_Material shown:_
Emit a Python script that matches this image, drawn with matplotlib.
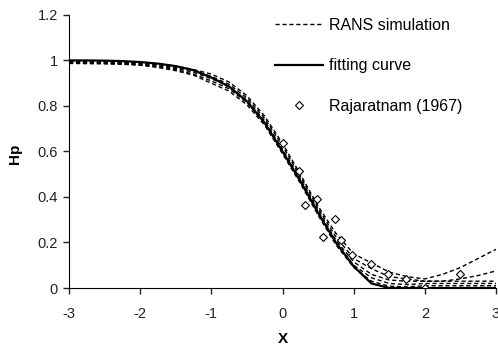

---

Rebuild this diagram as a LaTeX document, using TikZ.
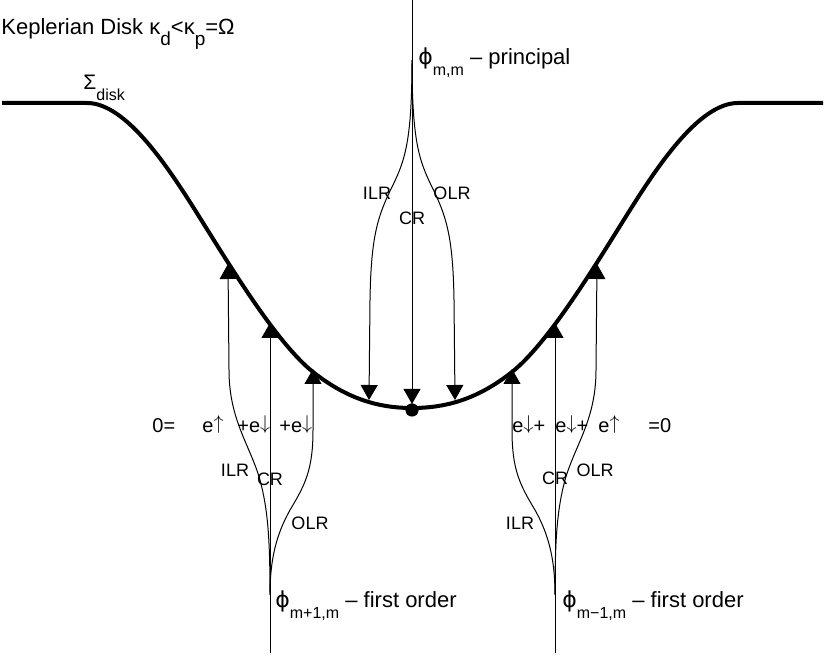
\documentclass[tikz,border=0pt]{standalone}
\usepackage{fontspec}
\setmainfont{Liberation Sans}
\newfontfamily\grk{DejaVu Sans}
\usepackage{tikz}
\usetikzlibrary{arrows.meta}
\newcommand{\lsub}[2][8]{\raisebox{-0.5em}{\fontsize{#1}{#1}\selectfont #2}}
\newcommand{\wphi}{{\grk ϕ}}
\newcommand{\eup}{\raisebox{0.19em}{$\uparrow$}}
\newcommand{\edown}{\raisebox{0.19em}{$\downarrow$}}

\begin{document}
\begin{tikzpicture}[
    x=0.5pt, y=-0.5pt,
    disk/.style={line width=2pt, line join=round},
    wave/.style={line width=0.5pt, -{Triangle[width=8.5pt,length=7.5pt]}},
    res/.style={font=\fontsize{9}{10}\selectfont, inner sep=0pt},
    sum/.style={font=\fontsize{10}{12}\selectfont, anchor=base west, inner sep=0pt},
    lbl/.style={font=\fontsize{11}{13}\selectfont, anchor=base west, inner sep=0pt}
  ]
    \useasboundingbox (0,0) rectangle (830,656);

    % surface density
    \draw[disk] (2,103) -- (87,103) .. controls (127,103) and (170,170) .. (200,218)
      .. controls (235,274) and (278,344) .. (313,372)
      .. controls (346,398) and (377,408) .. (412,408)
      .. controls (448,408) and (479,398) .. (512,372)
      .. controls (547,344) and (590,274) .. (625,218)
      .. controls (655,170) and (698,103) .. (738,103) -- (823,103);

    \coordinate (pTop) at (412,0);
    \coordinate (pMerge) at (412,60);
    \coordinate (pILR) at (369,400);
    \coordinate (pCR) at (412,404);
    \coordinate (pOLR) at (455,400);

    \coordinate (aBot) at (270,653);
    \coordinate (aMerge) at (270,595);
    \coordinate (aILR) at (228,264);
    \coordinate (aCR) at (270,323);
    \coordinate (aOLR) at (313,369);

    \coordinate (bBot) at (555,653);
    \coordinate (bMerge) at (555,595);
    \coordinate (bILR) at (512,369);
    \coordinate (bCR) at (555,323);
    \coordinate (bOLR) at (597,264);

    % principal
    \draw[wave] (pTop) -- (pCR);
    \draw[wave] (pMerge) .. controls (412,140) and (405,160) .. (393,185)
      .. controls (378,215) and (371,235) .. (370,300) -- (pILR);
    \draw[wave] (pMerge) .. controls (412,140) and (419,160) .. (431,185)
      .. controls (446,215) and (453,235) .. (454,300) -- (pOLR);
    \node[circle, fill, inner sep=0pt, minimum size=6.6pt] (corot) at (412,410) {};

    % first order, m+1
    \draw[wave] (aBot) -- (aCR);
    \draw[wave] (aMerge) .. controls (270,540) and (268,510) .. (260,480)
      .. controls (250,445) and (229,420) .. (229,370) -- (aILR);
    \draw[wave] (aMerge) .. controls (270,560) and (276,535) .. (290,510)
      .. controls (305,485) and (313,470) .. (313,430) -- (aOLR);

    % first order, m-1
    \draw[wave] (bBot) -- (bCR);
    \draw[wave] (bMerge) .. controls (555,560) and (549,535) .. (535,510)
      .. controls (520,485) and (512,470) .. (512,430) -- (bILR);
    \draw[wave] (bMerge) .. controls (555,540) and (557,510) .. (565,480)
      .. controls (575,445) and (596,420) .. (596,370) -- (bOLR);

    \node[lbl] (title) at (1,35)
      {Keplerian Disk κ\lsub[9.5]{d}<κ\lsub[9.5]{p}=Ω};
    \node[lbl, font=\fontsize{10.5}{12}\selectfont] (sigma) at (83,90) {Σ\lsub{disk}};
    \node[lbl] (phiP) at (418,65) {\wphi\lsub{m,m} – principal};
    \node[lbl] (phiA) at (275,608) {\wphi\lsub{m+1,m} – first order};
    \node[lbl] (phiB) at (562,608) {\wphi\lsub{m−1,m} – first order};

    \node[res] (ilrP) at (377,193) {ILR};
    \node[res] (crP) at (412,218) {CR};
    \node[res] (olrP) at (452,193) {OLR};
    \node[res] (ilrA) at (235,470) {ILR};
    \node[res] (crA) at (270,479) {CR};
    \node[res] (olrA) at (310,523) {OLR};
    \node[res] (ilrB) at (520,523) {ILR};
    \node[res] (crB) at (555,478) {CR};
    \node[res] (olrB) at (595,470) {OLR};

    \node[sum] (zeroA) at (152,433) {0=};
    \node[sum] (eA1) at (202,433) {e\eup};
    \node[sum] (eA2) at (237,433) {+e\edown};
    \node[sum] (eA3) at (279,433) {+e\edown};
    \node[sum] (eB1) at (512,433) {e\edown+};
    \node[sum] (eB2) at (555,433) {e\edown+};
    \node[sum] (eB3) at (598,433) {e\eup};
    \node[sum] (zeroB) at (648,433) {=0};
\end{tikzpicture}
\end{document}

==

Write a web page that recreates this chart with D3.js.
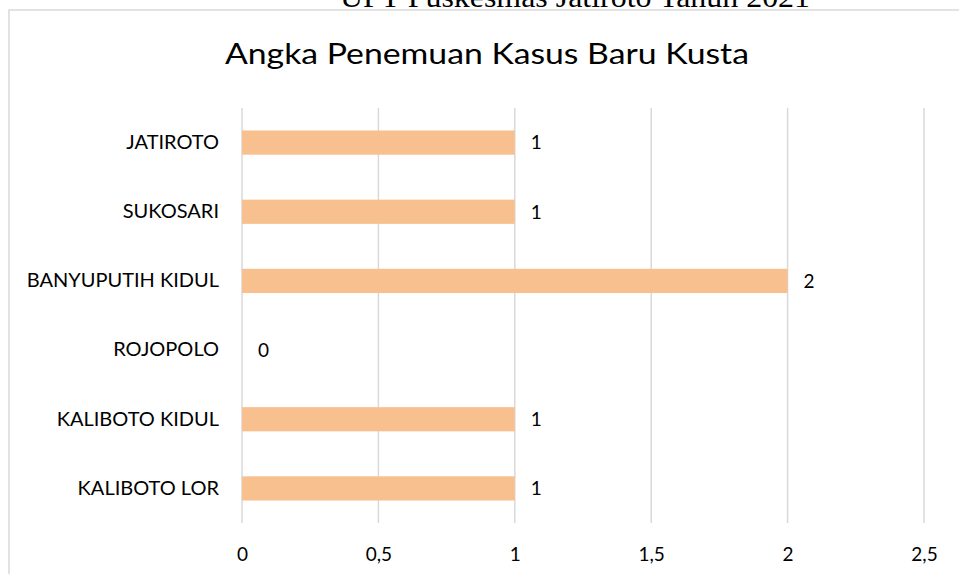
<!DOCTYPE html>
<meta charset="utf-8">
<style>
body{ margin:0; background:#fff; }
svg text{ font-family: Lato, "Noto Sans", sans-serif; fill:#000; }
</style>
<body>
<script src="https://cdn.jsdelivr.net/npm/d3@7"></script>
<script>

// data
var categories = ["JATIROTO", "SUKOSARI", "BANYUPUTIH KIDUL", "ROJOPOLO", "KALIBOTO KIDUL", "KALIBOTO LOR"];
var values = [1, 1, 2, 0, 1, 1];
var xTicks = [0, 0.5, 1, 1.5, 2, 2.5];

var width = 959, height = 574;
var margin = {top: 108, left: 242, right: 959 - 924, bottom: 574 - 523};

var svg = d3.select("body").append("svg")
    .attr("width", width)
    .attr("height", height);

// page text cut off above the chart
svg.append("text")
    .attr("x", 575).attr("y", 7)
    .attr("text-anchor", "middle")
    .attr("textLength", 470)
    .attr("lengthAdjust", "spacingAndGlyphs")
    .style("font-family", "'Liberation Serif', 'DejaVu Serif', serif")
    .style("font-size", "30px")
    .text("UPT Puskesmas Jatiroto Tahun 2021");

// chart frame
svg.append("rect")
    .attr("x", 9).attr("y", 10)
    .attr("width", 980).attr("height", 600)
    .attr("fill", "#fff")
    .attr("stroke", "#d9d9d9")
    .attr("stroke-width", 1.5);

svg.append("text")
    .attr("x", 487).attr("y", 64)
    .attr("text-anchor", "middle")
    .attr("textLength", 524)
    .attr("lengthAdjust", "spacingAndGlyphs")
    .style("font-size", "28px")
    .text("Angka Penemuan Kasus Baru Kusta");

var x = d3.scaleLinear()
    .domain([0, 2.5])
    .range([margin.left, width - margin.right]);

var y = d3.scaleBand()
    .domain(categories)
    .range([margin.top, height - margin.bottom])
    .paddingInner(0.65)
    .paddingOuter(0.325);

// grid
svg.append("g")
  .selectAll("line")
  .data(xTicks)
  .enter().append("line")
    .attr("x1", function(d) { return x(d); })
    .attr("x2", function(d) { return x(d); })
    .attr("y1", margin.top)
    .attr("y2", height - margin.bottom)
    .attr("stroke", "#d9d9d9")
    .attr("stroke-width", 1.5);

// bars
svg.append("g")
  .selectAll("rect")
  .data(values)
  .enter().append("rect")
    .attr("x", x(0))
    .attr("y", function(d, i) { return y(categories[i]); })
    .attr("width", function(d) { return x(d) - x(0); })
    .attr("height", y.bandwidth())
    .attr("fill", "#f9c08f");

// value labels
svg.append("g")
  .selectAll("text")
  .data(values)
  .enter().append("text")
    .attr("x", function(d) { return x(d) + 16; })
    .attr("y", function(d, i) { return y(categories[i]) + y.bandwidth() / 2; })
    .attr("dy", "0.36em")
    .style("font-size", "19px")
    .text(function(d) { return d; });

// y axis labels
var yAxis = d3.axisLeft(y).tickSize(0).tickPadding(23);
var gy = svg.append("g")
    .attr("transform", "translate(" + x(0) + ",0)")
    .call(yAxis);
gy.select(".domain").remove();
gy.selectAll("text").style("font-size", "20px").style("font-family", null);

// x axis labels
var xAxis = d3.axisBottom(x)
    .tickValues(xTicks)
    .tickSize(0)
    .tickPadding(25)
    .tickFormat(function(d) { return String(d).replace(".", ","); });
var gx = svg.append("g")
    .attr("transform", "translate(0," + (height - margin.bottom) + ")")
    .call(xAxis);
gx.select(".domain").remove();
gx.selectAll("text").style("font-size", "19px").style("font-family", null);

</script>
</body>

_Given problem:_
Make an exact copy of only the lines from the one with "Write a web" through the one with "var xTicks = [0, 0.5, 1, 1.5, 2, 2.5];". Pictures don't belong in it.

_Task answer:_
Write a web page that recreates this chart with D3.js.
<!DOCTYPE html>
<meta charset="utf-8">
<style>
body{ margin:0; background:#fff; }
svg text{ font-family: Lato, "Noto Sans", sans-serif; fill:#000; }
</style>
<body>
<script src="https://cdn.jsdelivr.net/npm/d3@7"></script>
<script>

// data
var categories = ["JATIROTO", "SUKOSARI", "BANYUPUTIH KIDUL", "ROJOPOLO", "KALIBOTO KIDUL", "KALIBOTO LOR"];
var values = [1, 1, 2, 0, 1, 1];
var xTicks = [0, 0.5, 1, 1.5, 2, 2.5];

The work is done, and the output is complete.